Problem statement
Retype the material in full, keeping every word the same.

Data supplied
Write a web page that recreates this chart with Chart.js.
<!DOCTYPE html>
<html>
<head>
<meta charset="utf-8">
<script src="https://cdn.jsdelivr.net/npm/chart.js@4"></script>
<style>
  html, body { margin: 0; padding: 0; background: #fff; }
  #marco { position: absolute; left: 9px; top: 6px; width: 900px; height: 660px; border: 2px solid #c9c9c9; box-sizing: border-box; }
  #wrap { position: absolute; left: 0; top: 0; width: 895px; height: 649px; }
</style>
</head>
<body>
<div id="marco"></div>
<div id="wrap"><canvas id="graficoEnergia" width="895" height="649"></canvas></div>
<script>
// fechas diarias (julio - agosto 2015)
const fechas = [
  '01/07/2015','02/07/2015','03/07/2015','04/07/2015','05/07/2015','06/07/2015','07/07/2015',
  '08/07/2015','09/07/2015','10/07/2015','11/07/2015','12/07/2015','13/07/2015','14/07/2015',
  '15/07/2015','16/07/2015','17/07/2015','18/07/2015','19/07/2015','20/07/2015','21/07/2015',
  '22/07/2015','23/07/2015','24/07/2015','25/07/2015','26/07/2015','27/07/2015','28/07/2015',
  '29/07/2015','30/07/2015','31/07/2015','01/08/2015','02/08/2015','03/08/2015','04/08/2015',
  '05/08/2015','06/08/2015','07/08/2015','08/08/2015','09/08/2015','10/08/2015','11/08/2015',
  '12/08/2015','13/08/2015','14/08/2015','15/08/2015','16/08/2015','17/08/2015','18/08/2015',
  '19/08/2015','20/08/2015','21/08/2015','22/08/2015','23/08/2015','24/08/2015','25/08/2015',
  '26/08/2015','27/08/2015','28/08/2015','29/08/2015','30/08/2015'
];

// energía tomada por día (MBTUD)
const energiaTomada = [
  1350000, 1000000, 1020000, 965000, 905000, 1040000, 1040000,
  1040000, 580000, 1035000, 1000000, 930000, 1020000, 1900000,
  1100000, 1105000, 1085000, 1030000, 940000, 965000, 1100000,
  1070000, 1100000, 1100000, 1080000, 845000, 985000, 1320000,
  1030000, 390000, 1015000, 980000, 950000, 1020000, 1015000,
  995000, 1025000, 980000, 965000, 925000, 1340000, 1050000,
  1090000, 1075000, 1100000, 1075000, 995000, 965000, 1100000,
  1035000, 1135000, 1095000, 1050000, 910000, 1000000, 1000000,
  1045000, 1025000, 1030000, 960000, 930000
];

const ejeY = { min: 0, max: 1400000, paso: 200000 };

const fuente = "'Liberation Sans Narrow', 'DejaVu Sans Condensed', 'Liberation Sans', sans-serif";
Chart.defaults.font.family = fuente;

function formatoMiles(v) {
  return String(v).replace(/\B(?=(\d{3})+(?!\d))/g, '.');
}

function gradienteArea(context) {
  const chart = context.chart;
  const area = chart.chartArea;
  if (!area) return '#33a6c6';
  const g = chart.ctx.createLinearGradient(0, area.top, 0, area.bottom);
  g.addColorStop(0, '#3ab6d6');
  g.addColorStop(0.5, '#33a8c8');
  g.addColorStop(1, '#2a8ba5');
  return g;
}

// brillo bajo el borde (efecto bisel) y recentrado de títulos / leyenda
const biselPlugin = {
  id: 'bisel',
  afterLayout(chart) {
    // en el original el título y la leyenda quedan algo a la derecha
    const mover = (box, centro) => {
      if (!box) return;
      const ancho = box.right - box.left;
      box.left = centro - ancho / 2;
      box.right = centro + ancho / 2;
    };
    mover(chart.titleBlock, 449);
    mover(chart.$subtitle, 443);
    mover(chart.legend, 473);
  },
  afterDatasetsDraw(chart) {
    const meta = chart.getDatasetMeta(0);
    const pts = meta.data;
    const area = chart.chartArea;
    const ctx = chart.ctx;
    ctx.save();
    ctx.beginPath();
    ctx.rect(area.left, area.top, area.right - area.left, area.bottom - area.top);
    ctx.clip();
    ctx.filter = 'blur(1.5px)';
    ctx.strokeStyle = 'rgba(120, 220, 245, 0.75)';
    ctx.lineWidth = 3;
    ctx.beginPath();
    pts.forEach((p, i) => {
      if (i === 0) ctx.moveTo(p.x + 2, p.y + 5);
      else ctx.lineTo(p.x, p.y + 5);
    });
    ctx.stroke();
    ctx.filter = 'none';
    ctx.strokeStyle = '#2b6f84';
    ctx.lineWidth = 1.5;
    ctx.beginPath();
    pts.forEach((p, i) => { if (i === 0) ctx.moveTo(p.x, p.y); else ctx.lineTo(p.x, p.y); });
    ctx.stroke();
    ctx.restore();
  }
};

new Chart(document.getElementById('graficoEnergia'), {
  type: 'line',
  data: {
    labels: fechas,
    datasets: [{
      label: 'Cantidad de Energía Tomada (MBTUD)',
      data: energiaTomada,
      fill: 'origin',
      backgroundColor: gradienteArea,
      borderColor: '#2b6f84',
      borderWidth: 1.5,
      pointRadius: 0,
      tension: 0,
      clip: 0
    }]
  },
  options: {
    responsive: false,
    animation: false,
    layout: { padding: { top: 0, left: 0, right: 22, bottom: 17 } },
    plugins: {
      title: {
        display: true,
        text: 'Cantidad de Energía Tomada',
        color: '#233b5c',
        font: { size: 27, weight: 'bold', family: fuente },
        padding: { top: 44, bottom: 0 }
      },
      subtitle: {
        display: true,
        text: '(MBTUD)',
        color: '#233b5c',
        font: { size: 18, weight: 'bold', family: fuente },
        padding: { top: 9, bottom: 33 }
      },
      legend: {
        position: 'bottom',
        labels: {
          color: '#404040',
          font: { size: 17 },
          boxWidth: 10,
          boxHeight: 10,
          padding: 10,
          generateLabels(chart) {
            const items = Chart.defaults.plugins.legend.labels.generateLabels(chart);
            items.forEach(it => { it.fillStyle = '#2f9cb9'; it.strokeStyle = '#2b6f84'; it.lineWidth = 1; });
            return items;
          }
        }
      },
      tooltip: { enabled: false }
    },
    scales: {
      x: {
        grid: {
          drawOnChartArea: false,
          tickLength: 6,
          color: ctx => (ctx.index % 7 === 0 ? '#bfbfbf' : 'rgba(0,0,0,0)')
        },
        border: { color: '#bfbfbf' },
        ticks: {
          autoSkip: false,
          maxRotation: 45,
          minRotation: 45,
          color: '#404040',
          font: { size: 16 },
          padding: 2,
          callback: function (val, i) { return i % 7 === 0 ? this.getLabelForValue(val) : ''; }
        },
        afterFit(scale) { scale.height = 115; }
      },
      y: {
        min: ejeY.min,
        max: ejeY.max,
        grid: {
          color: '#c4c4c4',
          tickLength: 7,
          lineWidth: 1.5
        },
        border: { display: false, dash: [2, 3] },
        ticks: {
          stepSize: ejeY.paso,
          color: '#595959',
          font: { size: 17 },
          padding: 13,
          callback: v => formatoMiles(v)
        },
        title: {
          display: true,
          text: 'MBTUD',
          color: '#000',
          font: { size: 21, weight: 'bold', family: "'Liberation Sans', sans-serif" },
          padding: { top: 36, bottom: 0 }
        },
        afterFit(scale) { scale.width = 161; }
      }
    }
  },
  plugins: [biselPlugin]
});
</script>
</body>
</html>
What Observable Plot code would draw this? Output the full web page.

Answer
Write a web page that recreates this chart with Chart.js.
<!DOCTYPE html>
<html>
<head>
<meta charset="utf-8">
<script src="https://cdn.jsdelivr.net/npm/chart.js@4"></script>
<style>
  html, body { margin: 0; padding: 0; background: #fff; }
  #marco { position: absolute; left: 9px; top: 6px; width: 900px; height: 660px; border: 2px solid #c9c9c9; box-sizing: border-box; }
  #wrap { position: absolute; left: 0; top: 0; width: 895px; height: 649px; }
</style>
</head>
<body>
<div id="marco"></div>
<div id="wrap"><canvas id="graficoEnergia" width="895" height="649"></canvas></div>
<script>
// fechas diarias (julio - agosto 2015)
const fechas = [
  '01/07/2015','02/07/2015','03/07/2015','04/07/2015','05/07/2015','06/07/2015','07/07/2015',
  '08/07/2015','09/07/2015','10/07/2015','11/07/2015','12/07/2015','13/07/2015','14/07/2015',
  '15/07/2015','16/07/2015','17/07/2015','18/07/2015','19/07/2015','20/07/2015','21/07/2015',
  '22/07/2015','23/07/2015','24/07/2015','25/07/2015','26/07/2015','27/07/2015','28/07/2015',
  '29/07/2015','30/07/2015','31/07/2015','01/08/2015','02/08/2015','03/08/2015','04/08/2015',
  '05/08/2015','06/08/2015','07/08/2015','08/08/2015','09/08/2015','10/08/2015','11/08/2015',
  '12/08/2015','13/08/2015','14/08/2015','15/08/2015','16/08/2015','17/08/2015','18/08/2015',
  '19/08/2015','20/08/2015','21/08/2015','22/08/2015','23/08/2015','24/08/2015','25/08/2015',
  '26/08/2015','27/08/2015','28/08/2015','29/08/2015','30/08/2015'
];

// energía tomada por día (MBTUD)
const energiaTomada = [
  1350000, 1000000, 1020000, 965000, 905000, 1040000, 1040000,
  1040000, 580000, 1035000, 1000000, 930000, 1020000, 1900000,
  1100000, 1105000, 1085000, 1030000, 940000, 965000, 1100000,
  1070000, 1100000, 1100000, 1080000, 845000, 985000, 1320000,
  1030000, 390000, 1015000, 980000, 950000, 1020000, 1015000,
  995000, 1025000, 980000, 965000, 925000, 1340000, 1050000,
  1090000, 1075000, 1100000, 1075000, 995000, 965000, 1100000,
  1035000, 1135000, 1095000, 1050000, 910000, 1000000, 1000000,
  1045000, 1025000, 1030000, 960000, 930000
];

const ejeY = { min: 0, max: 1400000, paso: 200000 };

const fuente = "'Liberation Sans Narrow', 'DejaVu Sans Condensed', 'Liberation Sans', sans-serif";
Chart.defaults.font.family = fuente;

function formatoMiles(v) {
  return String(v).replace(/\B(?=(\d{3})+(?!\d))/g, '.');
}

function gradienteArea(context) {
  const chart = context.chart;
  const area = chart.chartArea;
  if (!area) return '#33a6c6';
  const g = chart.ctx.createLinearGradient(0, area.top, 0, area.bottom);
  g.addColorStop(0, '#3ab6d6');
  g.addColorStop(0.5, '#33a8c8');
  g.addColorStop(1, '#2a8ba5');
  return g;
}

// brillo bajo el borde (efecto bisel) y recentrado de títulos / leyenda
const biselPlugin = {
  id: 'bisel',
  afterLayout(chart) {
    // en el original el título y la leyenda quedan algo a la derecha
    const mover = (box, centro) => {
      if (!box) return;
      const ancho = box.right - box.left;
      box.left = centro - ancho / 2;
      box.right = centro + ancho / 2;
    };
    mover(chart.titleBlock, 449);
    mover(chart.$subtitle, 443);
    mover(chart.legend, 473);
  },
  afterDatasetsDraw(chart) {
    const meta = chart.getDatasetMeta(0);
    const pts = meta.data;
    const area = chart.chartArea;
    const ctx = chart.ctx;
    ctx.save();
    ctx.beginPath();
    ctx.rect(area.left, area.top, area.right - area.left, area.bottom - area.top);
    ctx.clip();
    ctx.filter = 'blur(1.5px)';
    ctx.strokeStyle = 'rgba(120, 220, 245, 0.75)';
    ctx.lineWidth = 3;
    ctx.beginPath();
    pts.forEach((p, i) => {
      if (i === 0) ctx.moveTo(p.x + 2, p.y + 5);
      else ctx.lineTo(p.x, p.y + 5);
    });
    ctx.stroke();
    ctx.filter = 'none';
    ctx.strokeStyle = '#2b6f84';
    ctx.lineWidth = 1.5;
    ctx.beginPath();
    pts.forEach((p, i) => { if (i === 0) ctx.moveTo(p.x, p.y); else ctx.lineTo(p.x, p.y); });
    ctx.stroke();
    ctx.restore();
  }
};

new Chart(document.getElementById('graficoEnergia'), {
  type: 'line',
  data: {
    labels: fechas,
    datasets: [{
      label: 'Cantidad de Energía Tomada (MBTUD)',
      data: energiaTomada,
      fill: 'origin',
      backgroundColor: gradienteArea,
      borderColor: '#2b6f84',
      borderWidth: 1.5,
      pointRadius: 0,
      tension: 0,
      clip: 0
    }]
  },
  options: {
    responsive: false,
    animation: false,
    layout: { padding: { top: 0, left: 0, right: 22, bottom: 17 } },
    plugins: {
      title: {
        display: true,
        text: 'Cantidad de Energía Tomada',
        color: '#233b5c',
        font: { size: 27, weight: 'bold', family: fuente },
        padding: { top: 44, bottom: 0 }
      },
      subtitle: {
        display: true,
        text: '(MBTUD)',
        color: '#233b5c',
        font: { size: 18, weight: 'bold', family: fuente },
        padding: { top: 9, bottom: 33 }
      },
      legend: {
        position: 'bottom',
        labels: {
          color: '#404040',
          font: { size: 17 },
          boxWidth: 10,
          boxHeight: 10,
          padding: 10,
          generateLabels(chart) {
            const items = Chart.defaults.plugins.legend.labels.generateLabels(chart);
            items.forEach(it => { it.fillStyle = '#2f9cb9'; it.strokeStyle = '#2b6f84'; it.lineWidth = 1; });
            return items;
          }
        }
      },
      tooltip: { enabled: false }
    },
    scales: {
      x: {
        grid: {
          drawOnChartArea: false,
          tickLength: 6,
          color: ctx => (ctx.index % 7 === 0 ? '#bfbfbf' : 'rgba(0,0,0,0)')
        },
        border: { color: '#bfbfbf' },
        ticks: {
          autoSkip: false,
          maxRotation: 45,
          minRotation: 45,
          color: '#404040',
          font: { size: 16 },
          padding: 2,
          callback: function (val, i) { return i % 7 === 0 ? this.getLabelForValue(val) : ''; }
        },
        afterFit(scale) { scale.height = 115; }
      },
      y: {
        min: ejeY.min,
        max: ejeY.max,
        grid: {
          color: '#c4c4c4',
          tickLength: 7,
          lineWidth: 1.5
        },
        border: { display: false, dash: [2, 3] },
        ticks: {
          stepSize: ejeY.paso,
          color: '#595959',
          font: { size: 17 },
          padding: 13,
          callback: v => formatoMiles(v)
        },
        title: {
          display: true,
          text: 'MBTUD',
          color: '#000',
          font: { size: 21, weight: 'bold', family: "'Liberation Sans', sans-serif" },
          padding: { top: 36, bottom: 0 }
        },
        afterFit(scale) { scale.width = 161; }
      }
    }
  },
  plugins: [biselPlugin]
});
</script>
</body>
</html>
What Observable Plot code would draw this? Output the full web page.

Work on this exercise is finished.